更新 2024年8月4日
佐藤先生が帰国です。
おや、佐藤博助教授ですがかなりお痩せになっています。そうなんです、2年間のドイツ留学は心身疲れる強行軍でした。おまけに帰路もドイツから大西洋を渡り、アメリカ上陸後、少しの滑空地や博物館を訪ねながら大陸横断。その後ハワイ経由で日本帰国。帰国後即全国に「ドイツ留学の講演会」が企画されていました。私は国にどのような報告をされたのかとても興味がありましたがその資料は見当たりませんでした。
どこかで公演された写真ですが驚くほどお痩せになっています。
更新 2024年8月6日
佐藤博助教授がいよいよ帰国の段階に入ります。気になったことを書いてみます。先生の留学は、当時の帝国日本がお膳立てした国費留学でした。必要経費しか見てくれません。先生の自叙伝によると帰国の日時指示を出してきたのは母校の九州帝国大学からの指示でした。国は留学の最大の目的であった「東京オリンピックに滑空競技を参加させる」というこの大役を佐藤先生に押し付け、独逸の強力なバックアップがあったが、片や日本では中国との交戦眼前に迫り、資金繰り、人材の苦慮その他の条件でオリンピックを返上します。同時に欧州も同じ風が吹いており、東京の次期候補の国もオリンピック開催を辞退することになります。留学日程の流動性はわかりませんが、国の窓口が指示出しそうですが、帝国大学を窓口として「講座の緊急性が出たので急遽帰国せよ」とはどうしても腑に落ちません。まあ、それは私の邪推であって、大した問題でもありませんが。
ここで帰路の行程を日本郵船㈱様にお尋ねしました。
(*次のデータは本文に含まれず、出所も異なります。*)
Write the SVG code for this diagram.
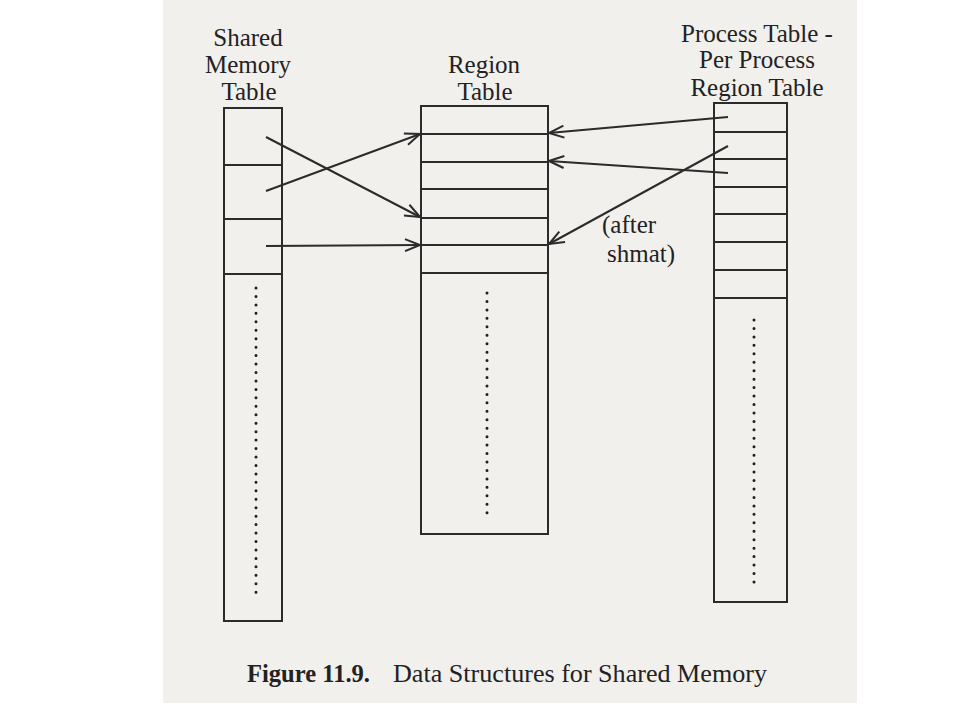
<svg xmlns="http://www.w3.org/2000/svg" width="960" height="720" viewBox="0 0 960 720">
  <defs>
    <marker id="ah" markerUnits="userSpaceOnUse" markerWidth="18" markerHeight="14" refX="16" refY="7" orient="auto">
      <path d="M1,1 L16,7 L1,13" fill="none" stroke="#2b2b2b" stroke-width="2"/>
    </marker>
  </defs>
  <style>
    .box { fill: none; stroke: #2b2b2b; stroke-width: 2; }
    .row { stroke: #2b2b2b; stroke-width: 2; }
    .dots { stroke: #1e1e1e; stroke-width: 3; stroke-linecap: round; stroke-dasharray: 0 8.45; fill: none; }
    .lbl { font-family: "Liberation Serif", "DejaVu Serif", serif; font-size: 25px; fill: #222; text-anchor: middle; }
    .note { font-family: "Liberation Serif", "DejaVu Serif", serif; font-size: 25px; fill: #222; }
    .arrow { stroke: #2b2b2b; stroke-width: 2; fill: none; marker-end: url(#ah); }
    .cap { font-family: "Liberation Serif", "DejaVu Serif", serif; font-size: 25px; fill: #222; }
  </style>
  <rect x="0" y="0" width="960" height="720" fill="#ffffff"/>
  <rect x="163" y="0" width="694" height="703" fill="#f2f0ed"/>

  <g id="shared-memory-table">
    <text class="lbl" x="248" y="46">Shared</text>
    <text class="lbl" x="248" y="73">Memory</text>
    <text class="lbl" x="249" y="100">Table</text>
    <rect class="box" x="224" y="108" width="58" height="513"/>
    <line class="row" x1="224" y1="165" x2="282" y2="165"/>
    <line class="row" x1="224" y1="219" x2="282" y2="219"/>
    <line class="row" x1="224" y1="274" x2="282" y2="274"/>
    <line class="dots" x1="256" y1="288" x2="256" y2="593"/>
  </g>

  <g id="region-table">
    <text class="lbl" x="484" y="73">Region</text>
    <text class="lbl" x="485" y="100">Table</text>
    <rect class="box" x="421" y="106" width="127" height="428"/>
    <line class="row" x1="421" y1="134" x2="548" y2="134"/>
    <line class="row" x1="421" y1="162" x2="548" y2="162"/>
    <line class="row" x1="421" y1="189" x2="548" y2="189"/>
    <line class="row" x1="421" y1="218" x2="548" y2="218"/>
    <line class="row" x1="421" y1="245" x2="548" y2="245"/>
    <line class="row" x1="421" y1="273" x2="548" y2="273"/>
    <line class="dots" x1="487" y1="293" x2="487" y2="520"/>
  </g>

  <g id="process-region-table">
    <text class="lbl" x="757" y="42">Process Table -</text>
    <text class="lbl" x="757" y="68">Per Process</text>
    <text class="lbl" x="757" y="96">Region Table</text>
    <rect class="box" x="714" y="103" width="73" height="499"/>
    <line class="row" x1="714" y1="132" x2="787" y2="132"/>
    <line class="row" x1="714" y1="159" x2="787" y2="159"/>
    <line class="row" x1="714" y1="187" x2="787" y2="187"/>
    <line class="row" x1="714" y1="214" x2="787" y2="214"/>
    <line class="row" x1="714" y1="242" x2="787" y2="242"/>
    <line class="row" x1="714" y1="270" x2="787" y2="270"/>
    <line class="row" x1="714" y1="298" x2="787" y2="298"/>
    <line class="dots" x1="754" y1="320" x2="754" y2="589"/>
  </g>

  <g id="connectors">
    <line class="arrow" x1="266" y1="137" x2="420" y2="217"/>
    <line class="arrow" x1="266" y1="191" x2="420" y2="134"/>
    <line class="arrow" x1="266" y1="246" x2="420" y2="245"/>
    <line class="arrow" x1="728" y1="117" x2="549" y2="133"/>
    <line class="arrow" x1="728" y1="173" x2="549" y2="161"/>
    <line class="arrow" x1="728" y1="146" x2="549" y2="244"/>
  </g>

  <g id="after-shmat-label">
    <text class="note" x="602" y="233">(after</text>
    <text class="note" x="607" y="262">shmat)</text>
  </g>

  <g id="caption">
    <text class="cap" x="247" y="682" font-weight="bold" textLength="123" lengthAdjust="spacingAndGlyphs">Figure 11.9.</text>
    <text class="cap" x="393" y="682" textLength="374" lengthAdjust="spacingAndGlyphs">Data Structures for Shared Memory</text>
  </g>
</svg>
先生の帰国に関する記筆は独逸ブレーメン出航と日本到着日だけがわかっておりました。そこで今回「佐藤助教授乗船の太平洋横断航路客船、鎌倉丸日本着が昭和14年5月12日横浜港」の情報で日本郵船㈱様に調査お願いしました。回答は以下のようにわかってきました。
- ロスアンジェルス、昭和14年4月24日出航→2,サンフランシスコ4月27日出(佐藤先生乗船)→3,5月2日ホノルル出→横浜着5月12日。